🤖 AI Summary
This work addresses the challenge of effectively detecting diverse malware on home routers under stringent false positive constraints, where existing system-call-based approaches exhibit limited performance. The authors propose a novel detection framework that integrates system and network behavioral signals: high-fidelity eBPF sensors capture system calls, while a structured network data pipeline is constructed using packet abstraction language. A contrastive augmentation learning mechanism combined with a BERT-based Transformer encoder enables joint modeling of these heterogeneous signals. This approach achieves, for the first time, deep fusion of system-call and network-behavior features directly on router devices. Evaluated in real-world IoT environments, the method significantly improves detection accuracy against network-oriented malware while maintaining an extremely low false positive rate.
📝 Abstract
Previous work on home router security has shown that using system calls to train a transformer-based language model built on a BERT-style encoder using contrastive learning is effective in detecting several types of malware, but the performance remains limited at low false positive rates.
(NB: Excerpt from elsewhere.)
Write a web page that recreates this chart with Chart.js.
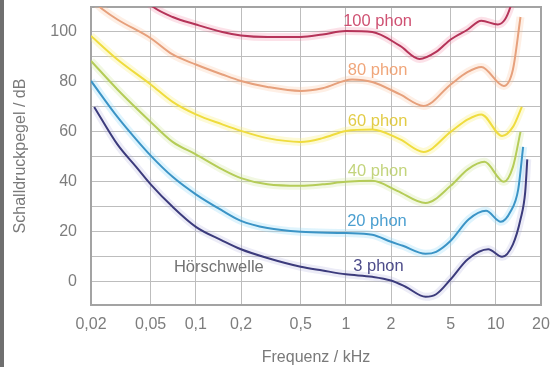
<!DOCTYPE html>
<html><head><meta charset="utf-8">
<script src="https://cdn.jsdelivr.net/npm/chart.js@4.4.1/dist/chart.umd.min.js"></script>
<style>
html,body{margin:0;padding:0;background:#fff;}
#wrap{position:relative;width:555px;height:367px;overflow:hidden;}
#strip{position:absolute;left:0;top:0;width:4px;height:367px;background:#6f6f6f;}
canvas{position:absolute;left:0;top:0;}
</style></head><body>
<div id="wrap"><canvas id="c" width="555" height="367"></canvas><div id="strip"></div></div>
<script>
// ---- tick labels ----
const xTickValues = [0.02, 0.05, 0.1, 0.2, 0.5, 1, 2, 5, 10, 20];
const xTickLabels = ['0,02', '0,05', '0,1', '0,2', '0,5', '1', '2', '5', '10', '20'];
const yGridValues = [0, 10, 20, 30, 40, 50, 60, 70, 80, 90, 100];
const yLabelValues = [0, 20, 40, 60, 80, 100];

// ---- curves (frequency kHz, sound pressure level dB) ----
const freq100 = [0.046, 0.052, 0.07, 0.1, 0.15, 0.2, 0.3, 0.5, 0.7, 1, 1.5, 2.3, 3.1, 4, 5, 6.5, 8, 10.3, 11.5, 12.5, 13];
const spl100  = [113, 110, 106, 103, 100, 98.6, 98, 98, 99, 100.4, 100, 94.4, 89.2, 92, 97, 101, 104.5, 103, 105, 110, 114];

const freq80 = [0.021, 0.024, 0.03, 0.05, 0.07, 0.1, 0.15, 0.2, 0.3, 0.5, 0.7, 1.1, 1.5, 2.3, 3.3, 5, 6.5, 8, 11.3, 13, 14.6];
const spl80  = [112, 109, 105, 97.5, 91, 87, 83, 80.4, 78, 76.4, 77.5, 81, 80, 75, 70.4, 79, 84, 86, 78.4, 85, 106];

const freq60 = [0.02, 0.03, 0.05, 0.07, 0.1, 0.15, 0.2, 0.3, 0.5, 0.7, 1, 1.5, 2.3, 3.3, 5, 6.5, 8, 11, 13, 14.9];
const spl60  = [98.4, 89, 79, 72, 67, 63, 60.4, 57.5, 56, 57.5, 60.4, 61, 57, 52, 60, 65, 67, 58.4, 62, 70];

const freq40 = [0.02, 0.03, 0.05, 0.07, 0.1, 0.15, 0.2, 0.3, 0.5, 0.7, 1, 1.5, 2.2, 3.4, 5, 6.5, 8.4, 11.3, 13, 14.6];
const spl40  = [88.4, 77, 64, 56, 51, 45, 41.5, 39, 38.4, 39, 40, 40.4, 36.4, 31.5, 38.4, 45, 48, 40, 46, 60];

const freq20 = [0.02, 0.03, 0.04, 0.05, 0.07, 0.1, 0.15, 0.2, 0.3, 0.5, 1, 1.5, 2, 2.4, 3.4, 4, 5, 6.6, 8.6, 10.8, 12.5, 14.1, 15.2];
const spl20  = [80.4, 66, 57, 50.5, 42, 35, 28.5, 24.4, 21.5, 20, 19.5, 18.8, 16, 14.4, 11.2, 12, 16.4, 25, 28.4, 24, 28, 37, 54];

const freq3 = [0.021, 0.03, 0.04, 0.05, 0.07, 0.1, 0.15, 0.2, 0.3, 0.5, 0.7, 1, 1.5, 2, 2.5, 3.4, 4, 5, 6.5, 8.9, 11, 13, 14.6, 15.7, 16.2];
const spl3  = [70, 55, 46, 39, 30, 22, 16.5, 13, 9.5, 6, 4.5, 3, 2, 0.5, -2, -6, -5, 1, 9, 13, 10, 15, 25, 36, 49];

const curves = [
  {name: '100 phon', f: freq100, v: spl100, color: '#b53459', halo: 'rgba(240,120,150,0.22)'},
  {name: '80 phon',  f: freq80,  v: spl80,  color: '#e6a07c', halo: 'rgba(250,190,150,0.25)'},
  {name: '60 phon',  f: freq60,  v: spl60,  color: '#efdc3e', halo: 'rgba(250,240,120,0.30)'},
  {name: '40 phon',  f: freq40,  v: spl40,  color: '#b5cc58', halo: 'rgba(210,230,150,0.28)'},
  {name: '20 phon',  f: freq20,  v: spl20,  color: '#3b94c6', halo: 'rgba(150,220,250,0.30)'},
  {name: '3 phon',   f: freq3,   v: spl3,   color: '#3c3b7c', halo: 'rgba(170,170,220,0.22)'}
];

// text annotations: [text, anchor frequency, anchor level, colour]
const annotations = [
  ['100 phon', 0.96, 104.4, '#cf5273'],
  ['80 phon', 1.03, 84.4, '#f0a67a'],
  ['60 phon', 1.03, 64, '#e2cc46'],
  ['40 phon', 1.03, 44, '#c3d47c'],
  ['20 phon', 1.02, 24, '#4b9fd0'],
  ['3 phon', 1.12, 6, '#4d4c8a'],
  ['Hörschwelle', 0.0714, 5.6, '#727272']
];

const FONT = "'Liberation Sans', Arial, sans-serif";
Chart.defaults.font.family = FONT;

const datasets = [];
curves.forEach(c => {
  const pts = c.f.map((f, i) => ({x: f, y: c.v[i]}));
  datasets.push({data: pts, borderColor: c.color, borderWidth: 2, pointRadius: 0,
    tension: 0.4, cubicInterpolationMode: 'monotone', fill: false, order: 0});
  datasets.push({data: pts, borderColor: c.halo, borderWidth: 8, pointRadius: 0,
    tension: 0.4, cubicInterpolationMode: 'monotone', fill: false, order: 1});
});

const framePlugin = {
  id: 'frame',
  beforeDatasetsDraw(chart) {
    const {ctx, chartArea: a} = chart;
    ctx.save();
    ctx.strokeStyle = '#a3a3a3';
    ctx.lineWidth = 2;
    ctx.strokeRect(a.left, a.top, a.right - a.left, a.bottom - a.top);
    ctx.restore();
  },
  afterDatasetsDraw(chart) {
    const {ctx} = chart;
    const xs = chart.scales.x, ys = chart.scales.y;
    ctx.save();
    ctx.font = "16.5px " + FONT;
    ctx.textAlign = 'left';
    ctx.textBaseline = 'middle';
    annotations.forEach(([t, f, v, col]) => {
      ctx.fillStyle = col;
      ctx.fillText(t, xs.getPixelForValue(f), ys.getPixelForValue(v));
    });
    ctx.restore();
  }
};

new Chart(document.getElementById('c'), {
  type: 'line',
  data: {datasets},
  options: {
    responsive: false,
    animation: false,
    events: [],
    layout: {padding: {left: 0, right: 14, top: 7, bottom: 0}},
    plugins: {legend: {display: false}, tooltip: {enabled: false}},
    scales: {
      x: {
        type: 'logarithmic', min: 0.02, max: 20,
        afterBuildTicks: s => { s.ticks = xTickValues.map(v => ({value: v})); },
        afterFit: s => { s.height = 62; s.paddingLeft = 0; s.paddingRight = 0; },
        grid: {color: '#bdbdbd', lineWidth: 1, drawTicks: false},
        border: {display: false},
        ticks: {
          autoSkip: false, maxRotation: 0, padding: 10, color: '#7d7d7d',
          font: {size: 16},
          callback: v => { const i = xTickValues.findIndex(t => Math.abs(t - v) < 1e-9); return i >= 0 ? xTickLabels[i] : ''; }
        },
        title: {display: true, text: 'Frequenz / kHz', color: '#7a7a7a', font: {size: 16}, padding: {top: 0, bottom: 0}}
      },
      y: {
        type: 'linear', min: -9.3, max: 110,
        afterBuildTicks: s => { s.ticks = yGridValues.map(v => ({value: v})); },
        afterFit: s => { s.width = 91; s.paddingTop = 0; s.paddingBottom = 0; },
        grid: {color: '#bdbdbd', lineWidth: 1, drawTicks: false},
        border: {display: false},
        ticks: {
          padding: 14, color: '#7d7d7d', font: {size: 16},
          callback: v => yLabelValues.includes(v) ? String(v) : ''
        },
        title: {display: true, text: 'Schalldruckpegel / dB', color: '#7a7a7a', font: {size: 16}, padding: {top: 11, bottom: 0}}
      }
    }
  },
  plugins: [framePlugin]
});
</script>
</body></html>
In this work, we demonstrate that using a high-fidelity eBPF-based system call sensor, together with contrastive augmented learning (which introduces controlled mutations of negative samples), improves detection performance at a low false positive rate. In addition, we introduce a network packet abstraction language that enables the creation of a pipeline similar to network packet data, and we show that network behavior provides complementary detection signals-yielding improved performance for network-focused malware at low false positive rates. Lastly, we implement these methods in an online router anomaly detection framework to validate the approach in an Internet of Things (IoT) deployment environment.